▶ _Given data_
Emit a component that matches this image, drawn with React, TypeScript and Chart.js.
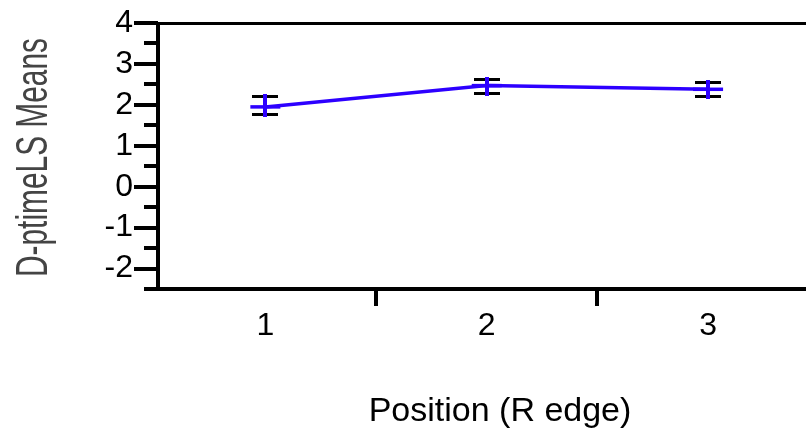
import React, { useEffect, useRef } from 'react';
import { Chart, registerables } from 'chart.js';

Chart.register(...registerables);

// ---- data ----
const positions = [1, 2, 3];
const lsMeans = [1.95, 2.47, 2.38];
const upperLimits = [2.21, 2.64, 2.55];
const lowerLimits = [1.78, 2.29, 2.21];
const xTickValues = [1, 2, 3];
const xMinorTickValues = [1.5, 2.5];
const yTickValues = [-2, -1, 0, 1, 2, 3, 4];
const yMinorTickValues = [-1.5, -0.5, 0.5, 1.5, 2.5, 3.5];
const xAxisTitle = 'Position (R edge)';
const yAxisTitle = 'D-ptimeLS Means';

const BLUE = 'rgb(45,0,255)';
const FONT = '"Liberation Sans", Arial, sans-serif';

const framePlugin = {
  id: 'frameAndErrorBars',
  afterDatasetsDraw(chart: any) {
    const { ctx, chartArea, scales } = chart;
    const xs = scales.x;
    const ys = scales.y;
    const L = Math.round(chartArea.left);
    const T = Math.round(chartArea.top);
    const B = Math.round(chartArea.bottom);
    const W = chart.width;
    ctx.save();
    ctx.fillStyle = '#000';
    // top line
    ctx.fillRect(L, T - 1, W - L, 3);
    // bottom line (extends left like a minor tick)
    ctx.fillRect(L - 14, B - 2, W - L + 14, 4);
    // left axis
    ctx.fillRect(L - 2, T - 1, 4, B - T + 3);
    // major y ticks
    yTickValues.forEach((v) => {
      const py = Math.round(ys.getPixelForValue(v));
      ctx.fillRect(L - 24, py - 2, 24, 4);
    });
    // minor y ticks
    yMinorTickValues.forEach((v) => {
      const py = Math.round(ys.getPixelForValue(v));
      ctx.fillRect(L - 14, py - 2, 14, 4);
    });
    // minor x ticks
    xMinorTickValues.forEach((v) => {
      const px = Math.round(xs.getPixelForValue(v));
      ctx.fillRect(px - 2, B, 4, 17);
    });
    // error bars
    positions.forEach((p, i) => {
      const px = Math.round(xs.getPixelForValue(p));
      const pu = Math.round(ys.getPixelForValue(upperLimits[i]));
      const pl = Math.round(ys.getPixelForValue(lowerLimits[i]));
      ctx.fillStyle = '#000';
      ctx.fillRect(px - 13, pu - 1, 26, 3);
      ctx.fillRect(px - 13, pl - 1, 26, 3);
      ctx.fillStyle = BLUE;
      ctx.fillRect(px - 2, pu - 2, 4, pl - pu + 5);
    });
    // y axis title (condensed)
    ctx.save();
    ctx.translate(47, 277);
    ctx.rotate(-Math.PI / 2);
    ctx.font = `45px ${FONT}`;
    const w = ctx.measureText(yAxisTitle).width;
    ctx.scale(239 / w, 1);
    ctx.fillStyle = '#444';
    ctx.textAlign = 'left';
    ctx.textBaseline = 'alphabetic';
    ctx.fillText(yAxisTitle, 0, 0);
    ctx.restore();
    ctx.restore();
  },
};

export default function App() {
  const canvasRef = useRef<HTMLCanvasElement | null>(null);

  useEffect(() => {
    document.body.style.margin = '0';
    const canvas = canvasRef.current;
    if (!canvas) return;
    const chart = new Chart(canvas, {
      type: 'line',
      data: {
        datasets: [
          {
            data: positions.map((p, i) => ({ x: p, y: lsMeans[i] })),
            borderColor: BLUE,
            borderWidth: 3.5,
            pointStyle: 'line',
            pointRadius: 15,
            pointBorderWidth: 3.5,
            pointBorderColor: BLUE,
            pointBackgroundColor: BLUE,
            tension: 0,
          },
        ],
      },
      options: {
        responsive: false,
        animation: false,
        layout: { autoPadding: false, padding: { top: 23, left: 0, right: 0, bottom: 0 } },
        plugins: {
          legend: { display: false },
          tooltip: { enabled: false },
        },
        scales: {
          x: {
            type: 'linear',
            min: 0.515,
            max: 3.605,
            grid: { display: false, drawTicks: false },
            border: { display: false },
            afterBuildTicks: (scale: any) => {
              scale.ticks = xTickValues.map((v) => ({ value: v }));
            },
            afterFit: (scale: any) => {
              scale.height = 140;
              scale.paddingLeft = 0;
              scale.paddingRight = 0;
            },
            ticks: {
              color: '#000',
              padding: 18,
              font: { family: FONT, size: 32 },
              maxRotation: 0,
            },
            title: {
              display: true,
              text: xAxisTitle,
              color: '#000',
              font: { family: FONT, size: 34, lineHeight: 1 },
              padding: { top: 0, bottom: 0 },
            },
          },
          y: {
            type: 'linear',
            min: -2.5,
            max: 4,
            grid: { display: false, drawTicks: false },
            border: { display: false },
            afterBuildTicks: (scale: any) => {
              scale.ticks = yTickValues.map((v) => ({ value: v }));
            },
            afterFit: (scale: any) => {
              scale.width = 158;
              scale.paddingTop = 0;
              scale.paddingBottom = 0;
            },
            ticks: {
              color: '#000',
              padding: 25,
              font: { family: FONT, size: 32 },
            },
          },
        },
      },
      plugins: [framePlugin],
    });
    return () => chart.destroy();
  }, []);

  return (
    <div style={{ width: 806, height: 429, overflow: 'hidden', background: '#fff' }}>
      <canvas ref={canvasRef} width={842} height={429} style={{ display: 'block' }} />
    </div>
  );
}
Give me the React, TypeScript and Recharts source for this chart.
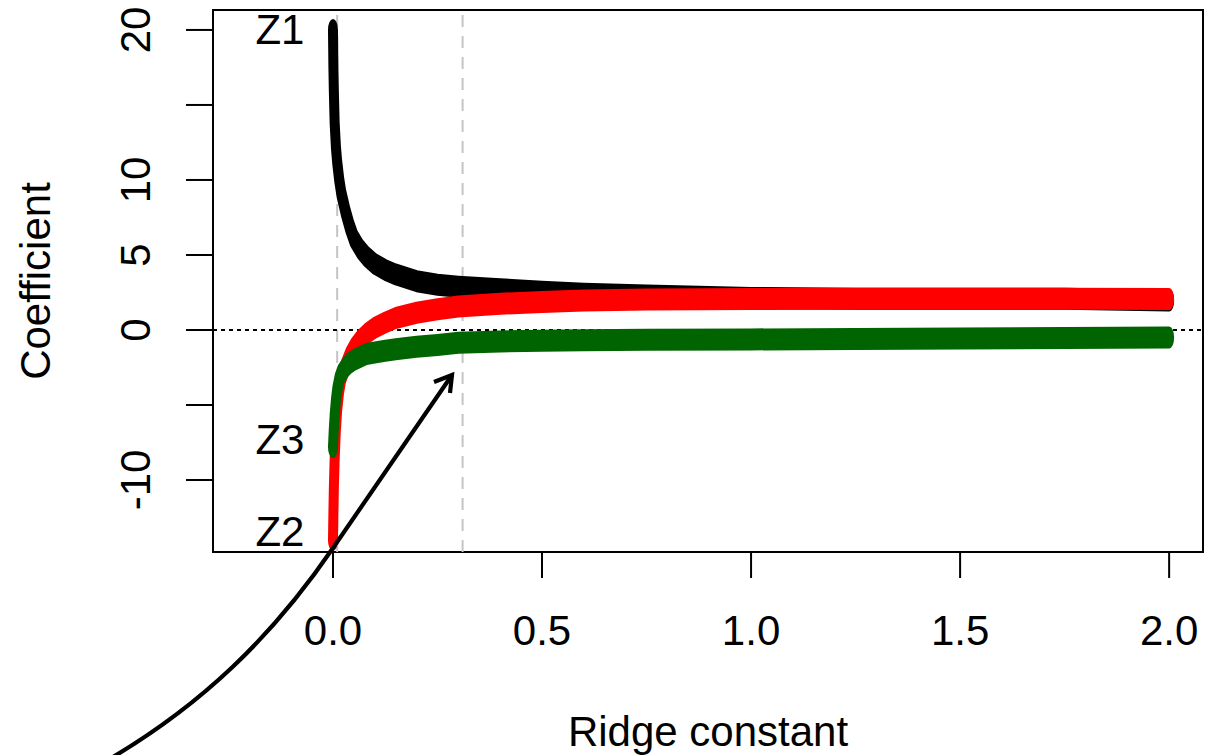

▶ _Written task_
The data should be printed again unchanged; leave its pictures out.

▶ _In response_
Emit a component that matches this image, drawn with React, TypeScript and Chart.js.
import React, { useEffect, useRef } from 'react';
import { Chart, registerables } from 'chart.js';

Chart.register(...registerables);

// ---- data ----
const positions = [1, 2, 3];
const lsMeans = [1.95, 2.47, 2.38];
const upperLimits = [2.21, 2.64, 2.55];
const lowerLimits = [1.78, 2.29, 2.21];
const xTickValues = [1, 2, 3];
const xMinorTickValues = [1.5, 2.5];
const yTickValues = [-2, -1, 0, 1, 2, 3, 4];
const yMinorTickValues = [-1.5, -0.5, 0.5, 1.5, 2.5, 3.5];
const xAxisTitle = 'Position (R edge)';
const yAxisTitle = 'D-ptimeLS Means';

const BLUE = 'rgb(45,0,255)';
const FONT = '"Liberation Sans", Arial, sans-serif';

const framePlugin = {
  id: 'frameAndErrorBars',
  afterDatasetsDraw(chart: any) {
    const { ctx, chartArea, scales } = chart;
    const xs = scales.x;
    const ys = scales.y;
    const L = Math.round(chartArea.left);
    const T = Math.round(chartArea.top);
    const B = Math.round(chartArea.bottom);
    const W = chart.width;
    ctx.save();
    ctx.fillStyle = '#000';
    // top line
    ctx.fillRect(L, T - 1, W - L, 3);
    // bottom line (extends left like a minor tick)
    ctx.fillRect(L - 14, B - 2, W - L + 14, 4);
    // left axis
    ctx.fillRect(L - 2, T - 1, 4, B - T + 3);
    // major y ticks
    yTickValues.forEach((v) => {
      const py = Math.round(ys.getPixelForValue(v));
      ctx.fillRect(L - 24, py - 2, 24, 4);
    });
    // minor y ticks
    yMinorTickValues.forEach((v) => {
      const py = Math.round(ys.getPixelForValue(v));
      ctx.fillRect(L - 14, py - 2, 14, 4);
    });
    // minor x ticks
    xMinorTickValues.forEach((v) => {
      const px = Math.round(xs.getPixelForValue(v));
      ctx.fillRect(px - 2, B, 4, 17);
    });
    // error bars
    positions.forEach((p, i) => {
      const px = Math.round(xs.getPixelForValue(p));
      const pu = Math.round(ys.getPixelForValue(upperLimits[i]));
      const pl = Math.round(ys.getPixelForValue(lowerLimits[i]));
      ctx.fillStyle = '#000';
      ctx.fillRect(px - 13, pu - 1, 26, 3);
      ctx.fillRect(px - 13, pl - 1, 26, 3);
      ctx.fillStyle = BLUE;
      ctx.fillRect(px - 2, pu - 2, 4, pl - pu + 5);
    });
    // y axis title (condensed)
    ctx.save();
    ctx.translate(47, 277);
    ctx.rotate(-Math.PI / 2);
    ctx.font = `45px ${FONT}`;
    const w = ctx.measureText(yAxisTitle).width;
    ctx.scale(239 / w, 1);
    ctx.fillStyle = '#444';
    ctx.textAlign = 'left';
    ctx.textBaseline = 'alphabetic';
    ctx.fillText(yAxisTitle, 0, 0);
    ctx.restore();
    ctx.restore();
  },
};

export default function App() {
  const canvasRef = useRef<HTMLCanvasElement | null>(null);

  useEffect(() => {
    document.body.style.margin = '0';
    const canvas = canvasRef.current;
    if (!canvas) return;
    const chart = new Chart(canvas, {
      type: 'line',
      data: {
        datasets: [
          {
            data: positions.map((p, i) => ({ x: p, y: lsMeans[i] })),
            borderColor: BLUE,
            borderWidth: 3.5,
            pointStyle: 'line',
            pointRadius: 15,
            pointBorderWidth: 3.5,
            pointBorderColor: BLUE,
            pointBackgroundColor: BLUE,
            tension: 0,
          },
        ],
      },
      options: {
        responsive: false,
        animation: false,
        layout: { autoPadding: false, padding: { top: 23, left: 0, right: 0, bottom: 0 } },
        plugins: {
          legend: { display: false },
          tooltip: { enabled: false },
        },
        scales: {
          x: {
            type: 'linear',
            min: 0.515,
            max: 3.605,
            grid: { display: false, drawTicks: false },
            border: { display: false },
            afterBuildTicks: (scale: any) => {
              scale.ticks = xTickValues.map((v) => ({ value: v }));
            },
            afterFit: (scale: any) => {
              scale.height = 140;
              scale.paddingLeft = 0;
              scale.paddingRight = 0;
            },
            ticks: {
              color: '#000',
              padding: 18,
              font: { family: FONT, size: 32 },
              maxRotation: 0,
            },
            title: {
              display: true,
              text: xAxisTitle,
              color: '#000',
              font: { family: FONT, size: 34, lineHeight: 1 },
              padding: { top: 0, bottom: 0 },
            },
          },
          y: {
            type: 'linear',
            min: -2.5,
            max: 4,
            grid: { display: false, drawTicks: false },
            border: { display: false },
            afterBuildTicks: (scale: any) => {
              scale.ticks = yTickValues.map((v) => ({ value: v }));
            },
            afterFit: (scale: any) => {
              scale.width = 158;
              scale.paddingTop = 0;
              scale.paddingBottom = 0;
            },
            ticks: {
              color: '#000',
              padding: 25,
              font: { family: FONT, size: 32 },
            },
          },
        },
      },
      plugins: [framePlugin],
    });
    return () => chart.destroy();
  }, []);

  return (
    <div style={{ width: 806, height: 429, overflow: 'hidden', background: '#fff' }}>
      <canvas ref={canvasRef} width={842} height={429} style={{ display: 'block' }} />
    </div>
  );
}
Give me the React, TypeScript and Recharts source for this chart.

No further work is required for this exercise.